• GIVEN REQUEST
Give back only the lines from the one that contains "Clone this chart in Observable Plot." through the one that contains "const plainGamma = [2.48, 2.67, 2.78, 2.72, 2.62, 2.54];", word for word and without images.

(Lines of data)
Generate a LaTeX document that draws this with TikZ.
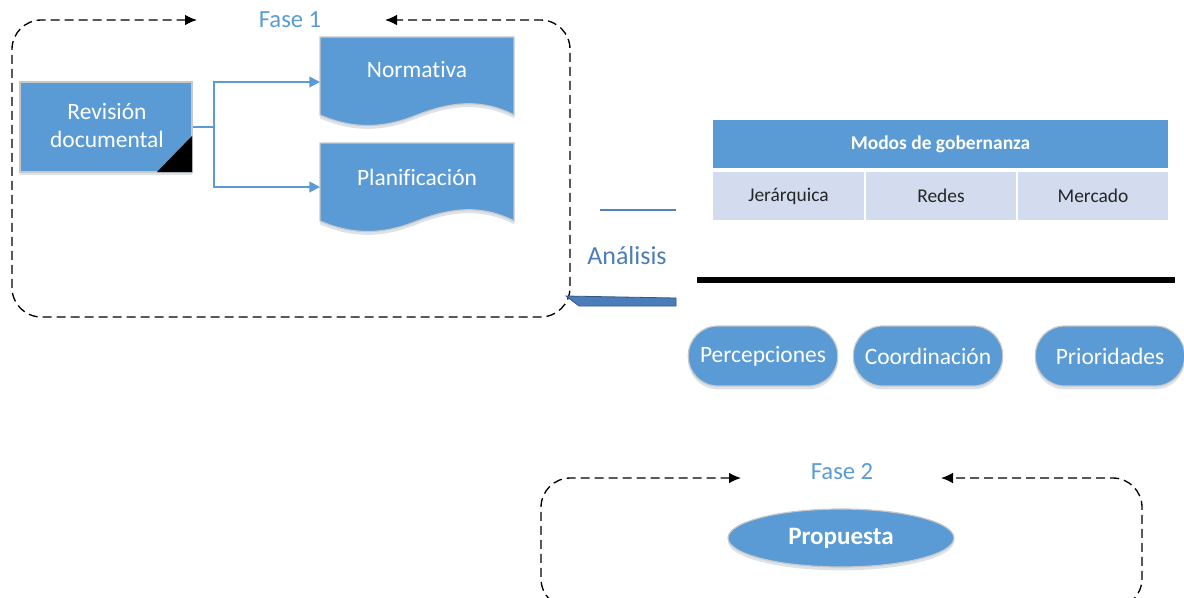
\documentclass[tikz,border=0pt]{standalone}
\usepackage{fontspec}
\setmainfont{Carlito}[Ligatures=NoCommon]
\usetikzlibrary{arrows.meta,shadows,shapes.geometric,calc}
\definecolor{mainblue}{HTML}{5B9BD5}
\definecolor{lightrow}{HTML}{D2DCEE}
\definecolor{darkblue}{HTML}{4A7DBA}
\definecolor{bordergray}{HTML}{C8C8C8}
\definecolor{txt}{HTML}{262626}
\tikzset{
  shade/.style={drop shadow={opacity=0.18,shadow xshift=0pt,shadow yshift=-2.5pt,fill=mainblue!60!black}},
  bluebox/.style={draw=bordergray,line width=0.9pt,fill=mainblue,shade,text=white,font=\fontsize{17.6}{21}\selectfont,align=center,inner sep=0pt},
  ghost/.style={inner sep=0pt,outer sep=0pt,minimum width=145.5pt},
  wtext/.style={text=white,font=\fontsize{17.6}{21}\selectfont,inner sep=0pt},
  pill/.style={bluebox,rounded corners=22pt,minimum width=112pt,minimum height=45pt},
  cell/.style={fill=lightrow,minimum width=112.5pt,minimum height=36pt,inner sep=0pt,text=txt,font=\fontsize{14.6}{17}\selectfont},
  conn/.style={draw=mainblue,line width=1.5pt,-{Triangle[length=8pt,width=8pt]}},
  fase/.style={text=mainblue,font=\fontsize{18.5}{22}\selectfont,inner sep=0pt},
  dashbox/.style={black,line width=1pt,dash pattern=on 6.75pt off 3.75pt,rounded corners=22pt,{Latex[length=9pt,width=8pt]}-{Latex[length=9pt,width=8pt]}}
}
\begin{document}
\begin{tikzpicture}[x=0.75pt,y=-0.75pt]
\useasboundingbox (0,0) rectangle (1184,597);

% Fase 1 frame
\node[fase] (fase1) at (290,20) {Fase 1};
\draw[dashbox] (197,20) -- (12,20) -- (12,317) -- (570,317) -- (570,20) -- (385,20);

% Revision documental
\node[bluebox,minimum width=129pt,minimum height=67.5pt] (rev) at (106,127) {};
\fill[black] (157,172) -- (192,172) -- (192,136) -- cycle;
\node[wtext,align=center] (revt) at (107,126) {Revisión\\documental};

% Normativa document
\node[ghost,minimum height=67.5pt] (norm) at (417,82) {};
\filldraw[draw=bordergray,line width=0.9pt,fill=mainblue,shade]
  (320,37) -- (514,37) -- (514,115) .. controls (485,100) and (455,100) .. (417,115)
  .. controls (380,130) and (350,128) .. (320,115) -- cycle;
\node[wtext] (normt) at (417,70) {Normativa};

% Planificacion document
\node[ghost,minimum height=67.5pt] (plan) at (417,187) {};
\filldraw[draw=bordergray,line width=0.9pt,fill=mainblue,shade]
  (320,143) -- (514,143) -- (514,221) .. controls (485,206) and (455,206) .. (417,221)
  .. controls (380,236) and (350,234) .. (320,221) -- cycle;
\node[wtext] (plant) at (417,177) {Planificación};

% connectors
\coordinate (split) at (214,127);
\draw[draw=mainblue,line width=1.5pt] (rev.east) -- (split);
\draw[conn] (split) |- (norm.west);
\draw[conn] (split) |- (plan.west);

% Analisis
\coordinate (aTopL) at (600,210);
\coordinate (aTopR) at (676,210);
\draw[darkblue!80!mainblue,line width=1.4pt] (aTopL) -- (aTopR);
\node[text=darkblue,font=\fontsize{19.5}{23}\selectfont,inner sep=0pt] (anal) at (627,256) {Análisis};
\filldraw[draw=darkblue!70!black,line width=0.6pt,fill=darkblue] (566,296) -- (676,298) -- (676,306) -- (579,306) -- cycle;

% Table
\node[fill=mainblue,minimum width=341.25pt,minimum height=36pt,inner sep=0pt,text=white,font=\bfseries\fontsize{14.6}{17}\selectfont] (head) at (940.5,144) {Modos de gobernanza};
\node[cell,minimum width=113pt] (c1) at (788.5,196) {Jerárquica};
\node[cell,minimum width=112pt] (c2) at (941,196) {Redes};
\node[cell,minimum width=112.5pt] (c3) at (1093,196) {Mercado};

% thick line
\coordinate (bl) at (697,280);
\coordinate (br) at (1175,280);
\draw[black,line width=4.5pt] (bl) -- (br);

% pills
\node[pill] (p1) at (763,356) {Percepciones};
\node[pill] (p2) at (928,356) {Coordinación};
\node[pill] (p3) at (1110,356) {Prioridades};

% Fase 2
\node[fase] (fase2) at (842,472) {Fase 2};
\draw[dashbox] (741,478) -- (541,478) -- (541,608) -- (1142,608) -- (1142,478) -- (941,478);
\node[ellipse,draw=bordergray,line width=0.9pt,fill=mainblue,shade,minimum width=169.5pt,minimum height=43.5pt,inner sep=0pt,text=white,font=\bfseries\fontsize{18.8}{22}\selectfont] (prop) at (841,538) {Propuesta};
\end{tikzpicture}
\end{document}
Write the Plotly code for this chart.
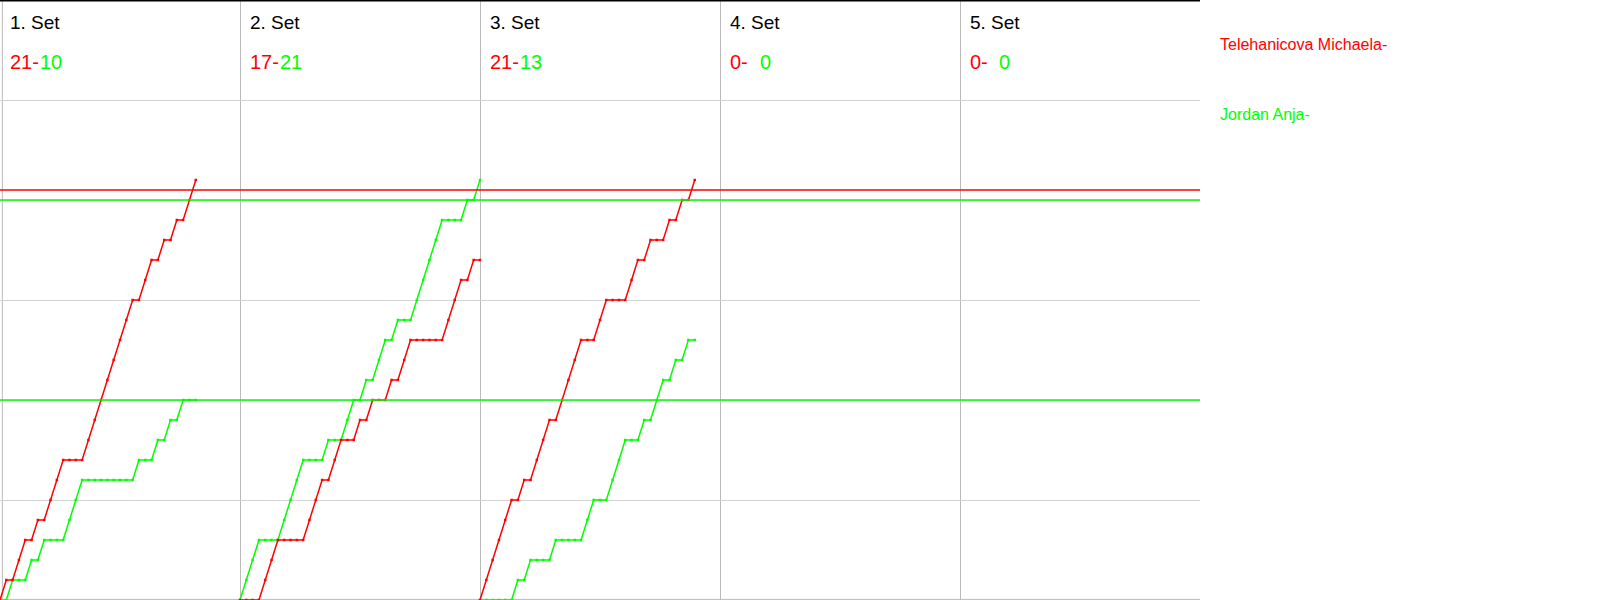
import plotly.graph_objects as go

# ---- data ----
set_titles = ["1. Set", "2. Set", "3. Set", "4. Set", "5. Set"]
set_scores_red = [21, 17, 21, 0, 0]
set_scores_green = [10, 21, 13, 0, 0]
player_red = "Telehanicova Michaela-"
player_green = "Jordan Anja-"

# cumulative score after each rally (index 0 = start of set)
set1_red = [0, 1, 1, 2, 3, 3, 4, 4, 5, 6, 7, 7, 7, 7, 8, 9, 10, 11, 12, 13, 14, 15,
            15, 16, 17, 17, 18, 18, 19, 19, 20, 21]
set1_green = [0, 0, 1, 1, 1, 2, 2, 3, 3, 3, 3, 4, 5, 6, 6, 6, 6, 6, 6, 6, 6, 6,
              7, 7, 7, 8, 8, 9, 9, 10, 10, 10]
set2_red = [0, 0, 0, 0, 1, 2, 3, 3, 3, 3, 3, 4, 5, 6, 6, 7, 8, 8, 8, 9, 9, 10, 10, 10,
            11, 11, 12, 13, 13, 13, 13, 13, 13, 14, 15, 16, 16, 17, 17]
set2_green = [0, 1, 2, 3, 3, 3, 3, 4, 5, 6, 7, 7, 7, 7, 8, 8, 8, 9, 10, 10, 11, 11, 12, 13,
              13, 14, 14, 14, 15, 16, 17, 18, 19, 19, 19, 19, 20, 20, 21]
set3_red = [0, 1, 2, 3, 4, 5, 5, 6, 6, 7, 8, 9, 9, 10, 11, 12, 13, 13, 13, 14, 15, 15, 15, 15,
            16, 17, 17, 18, 18, 18, 19, 19, 20, 20, 21]
set3_green = [0, 0, 0, 0, 0, 0, 1, 1, 2, 2, 2, 2, 3, 3, 3, 3, 3, 4, 5, 5, 5, 6, 7, 8,
              8, 8, 9, 9, 10, 11, 11, 12, 12, 13, 13]

sets_red = [set1_red, set2_red, set3_red, [], []]
sets_green = [set1_green, set2_green, set3_green, [], []]

rallies_per_panel = 38
max_points = 30
ref_red = [20.5]
ref_green = [20, 10]

RED = "#FF0000"
GREEN = "#00FF00"
FONT = "Arial, Liberation Sans, sans-serif"

fig = go.Figure()

for i, (r, g) in enumerate(zip(sets_red, sets_green)):
    off = i * rallies_per_panel
    for ys, col in ((g, GREEN), (r, RED)):
        if not ys:
            continue
        fig.add_trace(go.Scatter(
            x=[off + k for k in range(len(ys))], y=ys, mode="lines+markers",
            line=dict(color=col, width=1.5, shape="linear"),
            marker=dict(color=col, size=2.5, symbol="square", line=dict(width=0)),
            hoverinfo="skip", showlegend=False))

total_x = rallies_per_panel * len(set_titles)

shapes = []
for v in ref_green:
    shapes.append(dict(type="line", xref="x", yref="y", x0=0, x1=total_x, y0=v, y1=v,
                       line=dict(color=GREEN, width=1.3), layer="above"))
for v in ref_red:
    shapes.append(dict(type="line", xref="x", yref="y", x0=0, x1=total_x, y0=v, y1=v,
                       line=dict(color=RED, width=1.3), layer="above"))
# frame
shapes.append(dict(type="line", xref="paper", yref="paper", x0=0.002, x1=0.002, y0=0, y1=1,
                   line=dict(color="#BBBBBB", width=1), layer="below"))
shapes.append(dict(type="line", xref="paper", yref="paper", x0=0, x1=1, y0=0.001, y1=0.001,
                   line=dict(color="#BBBBBB", width=1), layer="below"))
shapes.append(dict(type="line", xref="paper", yref="paper", x0=0, x1=1, y0=0.999, y1=0.999,
                   line=dict(color="black", width=2), layer="above"))

annotations = []
for i, t in enumerate(set_titles):
    x0 = (i * 240 + 8) / 1200
    annotations.append(dict(text=t, xref="paper", yref="paper", x=x0, y=1 - 22.5 / 600,
                            xanchor="left", yanchor="middle", showarrow=False,
                            font=dict(family=FONT, size=19, color="black")))
    annotations.append(dict(text=f"{set_scores_red[i]}-", xref="paper", yref="paper",
                            x=x0, y=1 - 62 / 600, xanchor="left", yanchor="middle",
                            showarrow=False, font=dict(family=FONT, size=20, color=RED)))
    annotations.append(dict(text=f"{set_scores_green[i]}",
                            xref="paper", yref="paper",
                            x=x0 + 29.5 / 1200, y=1 - 62 / 600, xanchor="left", yanchor="middle",
                            showarrow=False, font=dict(family=FONT, size=20, color=GREEN)))

annotations.append(dict(text=player_red, xref="paper", yref="paper", x=1218 / 1200,
                        y=1 - 44 / 600, xanchor="left", yanchor="middle", showarrow=False,
                        font=dict(family=FONT, size=16, color=RED)))
annotations.append(dict(text=player_green, xref="paper", yref="paper", x=1218 / 1200,
                        y=1 - 114.5 / 600, xanchor="left", yanchor="middle", showarrow=False,
                        font=dict(family=FONT, size=16, color=GREEN)))

fig.update_layout(
    width=1600, height=600,
    margin=dict(l=0, r=400, t=0, b=0),
    paper_bgcolor="white", plot_bgcolor="white",
    showlegend=False,
    xaxis=dict(range=[0, total_x], tick0=0, dtick=rallies_per_panel, showgrid=True,
               gridcolor="#BBBBBB", gridwidth=1, zeroline=False, showticklabels=False,
               ticks="", showline=False, fixedrange=True),
    yaxis=dict(range=[0, max_points], tick0=0, dtick=5, showgrid=True,
               gridcolor="#D3D3D3", gridwidth=1, zeroline=False, showticklabels=False,
               ticks="", showline=False, fixedrange=True),
    shapes=shapes, annotations=annotations,
)

fig.write_html("out.html", config={"displayModeBar": False},
               post_script="document.body.style.margin='0';document.body.style.overflow='hidden';")
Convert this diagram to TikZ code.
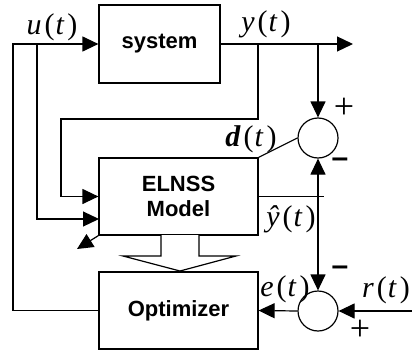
\documentclass[tikz,border=0pt]{standalone}
\usepackage{fontspec}
\setmainfont{Liberation Serif}
\setsansfont{Liberation Sans}
\usetikzlibrary{arrows.meta,positioning}

% signal name with its time argument, spread out a little
\newcommand{\sig}[1]{#1\kern3pt(\kern1pt\textit{t}\kern3pt)}

\tikzset{
  block/.style={draw, rectangle, line width=1.2pt,
    font=\sffamily\bfseries\fontsize{22}{25}\selectfont, align=center},
  sumpt/.style={draw, circle, line width=1.2pt, minimum size=40pt, inner sep=0pt},
  siglbl/.style={font=\fontsize{30}{32}\selectfont, inner sep=0pt},
  signlbl/.style={font=\fontsize{36}{38}\selectfont, inner sep=0pt},
  minuslbl/.style={font=\sffamily\bfseries\fontsize{30}{32}\selectfont, inner sep=0pt}
}

\begin{document}
\begin{tikzpicture}[x=1pt, y=-1pt, line width=1.2pt,
    >={Triangle[length=16pt,width=15pt]}]
  \useasboundingbox (0,0) rectangle (412,353);

  \node (system)
        [block, minimum width=121pt, minimum height=78pt]
        at (159.5,44) {system};
  \node (elnss)
        [block, minimum width=159pt, minimum height=77pt]
        at (178.5,196.5) {ELNSS\\Model};
  \node (optimizer)
        [block, minimum width=159pt, minimum height=77pt]
        at (178.5,310.5) {Optimizer};
  \node (sumD) [sumpt] at (318,138) {};
  \node (sumE) [sumpt] at (318,311) {};

  \coordinate (uLeft) at (13,44);
  \coordinate (uTap) at (37,44);
  \coordinate (uIn) at (99,219);
  \coordinate (yTap) at (258,44);
  \coordinate (yTapD) at (318,44);
  \coordinate (yOut) at (353,44);
  \coordinate (yBack) at (61,119);
  \coordinate (adapt) at (77,249);
  \coordinate (rIn) at (412,311);

  % control signal loop
  \draw[->] (optimizer.west) -| (uLeft) -- (system.west);
  \draw[->] (uTap) |- (uIn);
  % plant output
  \draw[->] (system.east) -- (yOut);
  \draw[->] (yTap) |- (yBack) |- (elnss.west);
  \draw[->] (yTapD) -- (sumD.north);
  % model output and error
  \draw (elnss.north east) -- (sumD.west);
  \draw (elnss.east) -- ++(65,0);
  \draw[<->] (sumD.south) -- (sumE.north);
  \draw[->] (rIn) -- (sumE.east);
  \draw[->] (sumE.west) -- (optimizer.east);
  \draw[->] (elnss.south west) -- (adapt);

  % hollow arrow from model into optimizer
  \draw[fill=white] (161,235) -- (161,256) -- (123,256) -- (180,271)
        -- (236,256) -- (199,256) -- (199,235);

  \node (uLbl) [siglbl] at (52,27) {\sig{\textit{u}}};
  \node (yLbl) [siglbl] at (266,24) {\sig{\textit{y}}};
  \node (dLbl) [siglbl] at (251,139) {\sig{\textbf{\textit{d}}}};
  \node (yhatLbl) [siglbl] at (291,219) {\sig{\textit{\^{y}}}};
  \node (eLbl) [siglbl] at (285,289) {\sig{\textit{e}}};
  \node (rLbl) [siglbl] at (386,290) {\sig{\textit{r}}};

  \node (plusD) [signlbl] at (344,108) {+};
  \node (minusD) [minuslbl] at (340,163) {\textendash};
  \node (minusE) [minuslbl] at (340,271) {\textendash};
  \node (plusE) [signlbl] at (360,330) {+};
\end{tikzpicture}
\end{document}
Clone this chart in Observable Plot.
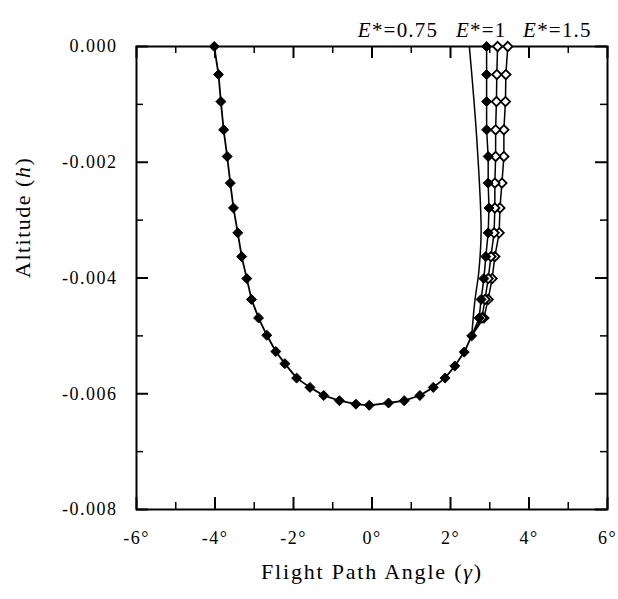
<!DOCTYPE html>
<html><head><meta charset="utf-8">
<script src="https://cdn.jsdelivr.net/npm/d3@7"></script>
<script src="https://cdn.jsdelivr.net/npm/@observablehq/plot@0.6"></script>
<style>
html,body{margin:0;padding:0;background:#fff;}
</style></head><body><div id="chart"></div>
<script>
// Common (shared) trajectory: flight path angle (deg) and altitude
const commonGamma = [-4.02, -3.91, -3.85, -3.78, -3.69, -3.61, -3.53, -3.42, -3.32, -3.19, -3.07, -2.89, -2.68, -2.45, -2.22, -1.92, -1.58, -1.23, -0.83, -0.41, -0.07, 0.42, 0.82, 1.22, 1.56, 1.86, 2.11, 2.35, 2.54];
const commonH = [0, -0.000485, -0.000952, -0.00144, -0.0019, -0.00236, -0.00279, -0.00322, -0.00363, -0.00401, -0.00437, -0.00469, -0.00499, -0.00527, -0.00548, -0.00573, -0.00589, -0.00603, -0.00612, -0.00618, -0.0062, -0.00616, -0.00612, -0.00603, -0.00589, -0.00573, -0.00552, -0.00528, -0.005];

// Right-hand branches (climb-out) altitudes
const branchH = [0, -0.000485, -0.000952, -0.00144, -0.0019, -0.00236, -0.00279, -0.00322, -0.00363, -0.00401, -0.00437, -0.00469, -0.005];
const filledGamma = [2.92, 2.92, 2.92, 2.92, 2.96, 2.96, 2.98, 2.96, 2.90, 2.85, 2.78, 2.73, 2.54];
const hollowAGamma = [3.20, 3.18, 3.17, 3.15, 3.15, 3.13, 3.13, 3.11, 3.03, 2.96, 2.88, 2.80, 2.54];
const hollowBGamma = [3.46, 3.41, 3.40, 3.36, 3.36, 3.31, 3.26, 3.24, 3.13, 3.06, 2.96, 2.85, 2.54];

// Plain line (no markers)
const plainH = [0, -0.0016, -0.0032, -0.0039, -0.0044, -0.005];
const plainGamma = [2.48, 2.67, 2.78, 2.72, 2.62, 2.54];

// Ticks
const xTicksMajor = [-6, -4, -2, 0, 2, 4, 6];
const xTicksMinor = [-5, -3, -1, 1, 3, 5];
const yTicksMajor = [0, -0.002, -0.004, -0.006, -0.008];
const yTicksMinor = [-0.001, -0.003, -0.005, -0.007];

// Labels
const curveLabels = ["E*=0.75", "E*=1", "E*=1.5"];
const curveLabelGamma = [-0.36, 2.14, 3.85];
const xTitle = "Flight Path Angle (γ)";
const yTitle = "Altitude (h)";

const W = 618, H = 599, mL = 136, mR = 11, mT = 46, mB = 90;
const iw = W - mL - mR, ih = H - mT - mB;
const majorLen = 12, minorLen = 7;
const zip = (xs, ys) => xs.map((x, i) => ({x, y: ys[i]}));
const common = zip(commonGamma, commonH);
const filled = zip(filledGamma, branchH);
const hollowA = zip(hollowAGamma, branchH);
const hollowB = zip(hollowBGamma, branchH);
const plain = zip(plainGamma, plainH);
const labelData = curveLabels.map((t, i) => ({t, x: curveLabelGamma[i]}));

const font = "'Liberation Serif', 'Times New Roman', serif";

const chart = Plot.plot({
  width: W, height: H,
  marginLeft: mL, marginRight: mR, marginTop: mT, marginBottom: mB,
  style: {fontFamily: font, background: "#fff", color: "#000", overflow: "visible"},
  x: {domain: [-6, 6]},
  y: {domain: [-0.008, 0]},
  marks: [
    Plot.axisX({ticks: xTicksMajor, tickSize: 0, tickPadding: 22, tickFormat: d => `${d}°`, fontSize: 18, label: null}),
    Plot.axisY({ticks: yTicksMajor, tickSize: 0, tickPadding: 19, tickFormat: d => d.toFixed(3), fontSize: 18, label: null}),
    // inward ticks on all four sides
    Plot.tickX(xTicksMajor, {x: d => d, insetTop: ih - majorLen, strokeWidth: 2}),
    Plot.tickX(xTicksMinor, {x: d => d, insetTop: ih - minorLen, strokeWidth: 1.5}),
    Plot.tickX(xTicksMajor, {x: d => d, insetBottom: ih - majorLen, strokeWidth: 2}),
    Plot.tickX(xTicksMinor, {x: d => d, insetBottom: ih - minorLen, strokeWidth: 1.5}),
    Plot.tickY(yTicksMajor, {y: d => d, insetRight: iw - majorLen, strokeWidth: 2}),
    Plot.tickY(yTicksMinor, {y: d => d, insetRight: iw - minorLen, strokeWidth: 1.5}),
    Plot.tickY(yTicksMajor, {y: d => d, insetLeft: iw - majorLen, strokeWidth: 2}),
    Plot.tickY(yTicksMinor, {y: d => d, insetLeft: iw - minorLen, strokeWidth: 1.5}),
    Plot.frame({strokeWidth: 2}),
    // curves
    Plot.line(plain, {x: "x", y: "y", stroke: "#000", strokeWidth: 1.5, curve: "catmull-rom"}),
    Plot.line(hollowB, {x: "x", y: "y", stroke: "#000", strokeWidth: 1.5}),
    Plot.line(hollowA, {x: "x", y: "y", stroke: "#000", strokeWidth: 1.5}),
    Plot.line(filled, {x: "x", y: "y", stroke: "#000", strokeWidth: 1.5}),
    Plot.line(common, {x: "x", y: "y", stroke: "#000", strokeWidth: 1.8}),
    Plot.dot(hollowB.slice(0, -1), {x: "x", y: "y", symbol: "diamond2", r: 4.2, fill: "#fff", stroke: "#000", strokeWidth: 1.8}),
    Plot.dot(hollowA.slice(0, -1), {x: "x", y: "y", symbol: "diamond2", r: 4.2, fill: "#fff", stroke: "#000", strokeWidth: 1.8}),
    Plot.dot(filled.slice(0, -1), {x: "x", y: "y", symbol: "diamond2", r: 4.5, fill: "#000", stroke: "#000", strokeWidth: 1}),
    Plot.dot(common, {x: "x", y: "y", symbol: "diamond2", r: 4.5, fill: "#000", stroke: "#000", strokeWidth: 1}),
    // labels
    Plot.text(labelData, {x: "x", text: "t", frameAnchor: "top", dy: -24, textAnchor: "start", fontSize: 21, fill: "#000"}),
    Plot.text([xTitle], {text: d => d, frameAnchor: "bottom", dy: 69, fontSize: 22, fill: "#000"}),
    Plot.text([yTitle], {text: d => d, frameAnchor: "left", dx: -114, rotate: -90, fontSize: 22, fill: "#000"})
  ]
});
document.getElementById("chart").appendChild(chart);

// typographic post-processing: italic variables and letter spacing
const italicize = (el, parts) => {
  const s = d3.select(el);
  s.text(null);
  parts.forEach(([txt, it]) => {
    const ts = s.append("tspan").text(txt);
    if (it) ts.attr("font-style", "italic");
  });
};
d3.select(chart).selectAll("text").each(function () {
  const t = this.textContent;
  if (curveLabels.includes(t)) {
    italicize(this, [["E", true], [t.slice(1), false]]);
    d3.select(this).attr("letter-spacing", "1.2px");
  } else if (t === xTitle) {
    italicize(this, [["Flight Path Angle (", false], ["γ", true], [")", false]]);
    d3.select(this).attr("letter-spacing", "1.8px");
  } else if (t === yTitle) {
    italicize(this, [["Altitude (", false], ["h", true], [")", false]]);
    d3.select(this).attr("letter-spacing", "1.5px");
  }
});
d3.select(chart).selectAll("[aria-label='x-axis tick label'] text, [aria-label='y-axis tick label'] text").attr("letter-spacing", "1.5px");
</script></body></html>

• WORKED ANSWER
Clone this chart in Observable Plot.
<!DOCTYPE html>
<html><head><meta charset="utf-8">
<script src="https://cdn.jsdelivr.net/npm/d3@7"></script>
<script src="https://cdn.jsdelivr.net/npm/@observablehq/plot@0.6"></script>
<style>
html,body{margin:0;padding:0;background:#fff;}
</style></head><body><div id="chart"></div>
<script>
// Common (shared) trajectory: flight path angle (deg) and altitude
const commonGamma = [-4.02, -3.91, -3.85, -3.78, -3.69, -3.61, -3.53, -3.42, -3.32, -3.19, -3.07, -2.89, -2.68, -2.45, -2.22, -1.92, -1.58, -1.23, -0.83, -0.41, -0.07, 0.42, 0.82, 1.22, 1.56, 1.86, 2.11, 2.35, 2.54];
const commonH = [0, -0.000485, -0.000952, -0.00144, -0.0019, -0.00236, -0.00279, -0.00322, -0.00363, -0.00401, -0.00437, -0.00469, -0.00499, -0.00527, -0.00548, -0.00573, -0.00589, -0.00603, -0.00612, -0.00618, -0.0062, -0.00616, -0.00612, -0.00603, -0.00589, -0.00573, -0.00552, -0.00528, -0.005];

// Right-hand branches (climb-out) altitudes
const branchH = [0, -0.000485, -0.000952, -0.00144, -0.0019, -0.00236, -0.00279, -0.00322, -0.00363, -0.00401, -0.00437, -0.00469, -0.005];
const filledGamma = [2.92, 2.92, 2.92, 2.92, 2.96, 2.96, 2.98, 2.96, 2.90, 2.85, 2.78, 2.73, 2.54];
const hollowAGamma = [3.20, 3.18, 3.17, 3.15, 3.15, 3.13, 3.13, 3.11, 3.03, 2.96, 2.88, 2.80, 2.54];
const hollowBGamma = [3.46, 3.41, 3.40, 3.36, 3.36, 3.31, 3.26, 3.24, 3.13, 3.06, 2.96, 2.85, 2.54];

// Plain line (no markers)
const plainH = [0, -0.0016, -0.0032, -0.0039, -0.0044, -0.005];
const plainGamma = [2.48, 2.67, 2.78, 2.72, 2.62, 2.54];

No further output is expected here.